Памяти пафоса (Гольдштейн) - страница 60

Школа бьет его обухом и накрывает пыльным мешком; проходит неопределенное время, прежде чем ему удается дотронуться до якобы беспорядочных знаков загадочного ее лексикона. Лишь тогда раздается дребезжащий звонок, отворяется понимание, и школа, словно наскучив обманом, принимает тот облик, в котором сквозит ее суть: се обиталище монструозной Незрелости, процеженной, как идея Платона, тяжеловесной, будто каменноликая химера Средневековья. Возвращение в школу (в большей мере, чем любая другая попытка возврата) равносильно кастрации и разрушению высших психических функций, если их можно назвать таковыми. Это отказ от себя, регрессивное западание в несвершенность, несостоятельность, в прыщи и потные ладони, в узилище и дальнейшее умаление, как на сей счет выражается автор. Незрелость уродлива, но хуже нее только зрелость — неподвижность изолгавшихся масок. Зрелое есть отрицание юного, с которым у Гомбровича задолго до старости были запутанные, болезненные отношения. Кажется, в нем не было тоски, вконец опустошившей Уайльда: дойдя до края ночи, до столпов отчаяния, он на процессе думал больше о том, как бы малость урезать свой возраст в глазах судей-шакалов и предателей из лондонского бомонда, а тюремный срок его страшил постольку-поскольку. И здесь величие Уайльда. Никогда не отказываясь от собственного возраста, Гомбрович каждым новым томом «Дневника» воздвигал печальный обелиск недостижимой юности, утверждая с изяществом все потерявшего шляхтича, что готов продать душу и писательское ремесло ради этой блистающей самоценности. Одновременно он культивировал дистанцию между собою и блеском, освоившись наблюдать его из партера, откуда это варварское сияние казалось эстетическим умыслом, а не грубейшим натуральным копошением гимназистов, до неприличия не знающих, к чему приложить свои руки. К сожалению, не имею понятия о его сексуальном наклоне и векторе. Но юным он никогда не был, даже молодость его под сомнением, или она вся изошла в упомянутый скептический текст.

Роман вращается на оси предрассветного морока, и в трагифарсовые школьные ворота с часовыми Незрелости-Зрелости шумно ползет настоящее, а будущее семенит на голубиных лапках.
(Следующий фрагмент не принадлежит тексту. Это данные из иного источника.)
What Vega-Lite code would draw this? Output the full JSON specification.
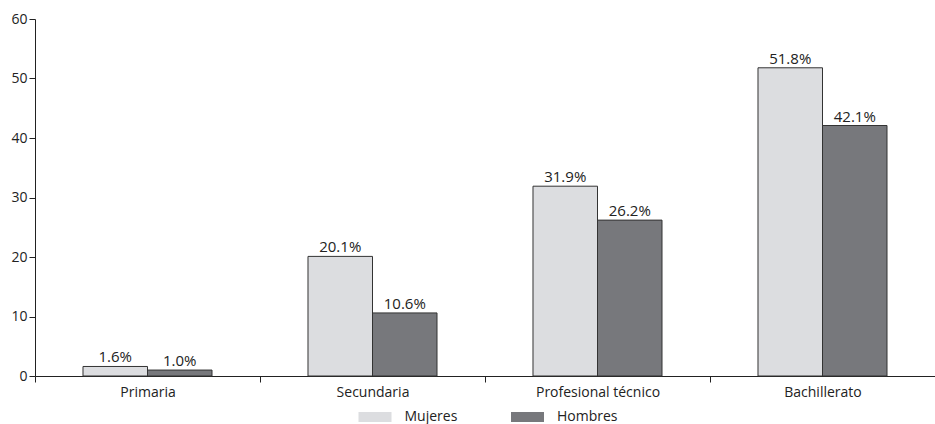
{
  "$schema": "https://vega.github.io/schema/vega-lite/v6.json",
  "autosize": "none",
  "width": 900,
  "height": 357,
  "padding": {"left": 35, "top": 19, "right": 0, "bottom": 48},
  "background": "white",
  "config": {
    "view": {"stroke": null},
    "font": "Open Sans",
    "axis": {
      "labelFont": "Open Sans",
      "labelFontSize": 14,
      "labelColor": "#222222",
      "domainColor": "#222222",
      "tickColor": "#222222",
      "grid": false,
      "title": null
    },
    "legend": {"labelFont": "Open Sans", "labelFontSize": 14, "labelColor": "#222222"}
  },
  "data": {
    "values": [
      {"nivel": "Primaria", "sexo": "Mujeres", "valor": 1.6},
      {"nivel": "Primaria", "sexo": "Hombres", "valor": 1.0},
      {"nivel": "Secundaria", "sexo": "Mujeres", "valor": 20.1},
      {"nivel": "Secundaria", "sexo": "Hombres", "valor": 10.6},
      {"nivel": "Profesional técnico", "sexo": "Mujeres", "valor": 31.9},
      {"nivel": "Profesional técnico", "sexo": "Hombres", "valor": 26.2},
      {"nivel": "Bachillerato", "sexo": "Mujeres", "valor": 51.8},
      {"nivel": "Bachillerato", "sexo": "Hombres", "valor": 42.1}
    ]
  },
  "encoding": {
    "x": {
      "field": "nivel",
      "type": "nominal",
      "sort": ["Primaria", "Secundaria", "Profesional técnico", "Bachillerato"],
      "scale": {"paddingInner": 0, "paddingOuter": 0},
      "axis": {"labelAngle": 0, "tickBand": "extent", "tickSize": 6, "labelPadding": 3, "domainWidth": 1}
    },
    "xOffset": {
      "field": "sexo",
      "type": "nominal",
      "sort": ["Mujeres", "Hombres"],
      "scale": {"paddingInner": 0, "paddingOuter": 0.744}
    },
    "y": {
      "field": "valor",
      "type": "quantitative",
      "scale": {"domain": [0, 60], "nice": false},
      "axis": {"values": [0, 10, 20, 30, 40, 50, 60], "tickSize": 6, "labelPadding": 2}
    }
  },
  "layer": [
    {
      "mark": {"type": "bar", "stroke": "#333333", "strokeWidth": 1},
      "encoding": {
        "fill": {
          "field": "sexo",
          "type": "nominal",
          "sort": ["Mujeres", "Hombres"],
          "scale": {"domain": ["Mujeres", "Hombres"], "range": ["#dcdde0", "#77787c"]},
          "legend": {
            "title": null,
            "orient": "none",
            "direction": "horizontal",
            "legendX": 330,
            "legendY": 388,
            "symbolType": "M-1.65,-0.5L1.65,-0.5L1.65,0.5L-1.65,0.5Z",
            "symbolSize": 400,
            "symbolStrokeWidth": 0,
            "labelOffset": 19.5,
            "columnPadding": 52.5
          }
        }
      }
    },
    {
      "transform": [
        {"calculate": "format(datum.valor, '.1f') + '%'", "as": "etiqueta"}
      ],
      "mark": {"type": "text", "baseline": "alphabetic", "dy": -4, "fontSize": 15, "color": "#222222", "font": "Open Sans"},
      "encoding": {
        "text": {"field": "etiqueta", "type": "nominal"}
      }
    }
  ]
}
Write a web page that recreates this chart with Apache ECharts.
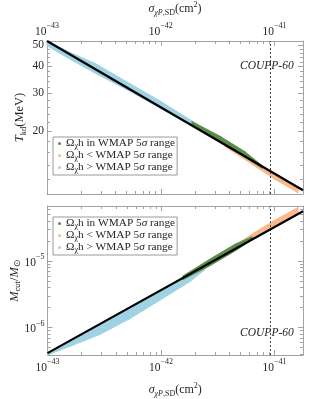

Пространство архаического затекания — это школьный двор, и потому ужасом переполнен он в межеумочный час ни-ночи-ни-утра. И потому становится двор местом битья залежавшихся ценностей и отрицанием еще не рожденных поступков, которые заведомо возбуждают гадливость. Каждый новый сюжетный узел в отсутствие нетерпеливого Александра самостоятельно разрубается свальной шутовской потасовкой идей, имитирующих актом слипания некую запоздалую эротику, бесплодность которой очевидна. Огонь критицизма жжет до последней страницы, восхищенья достойна проницательность автора, не растерявшегося перед злобным муравейником 30-х, но любим мы его не за это.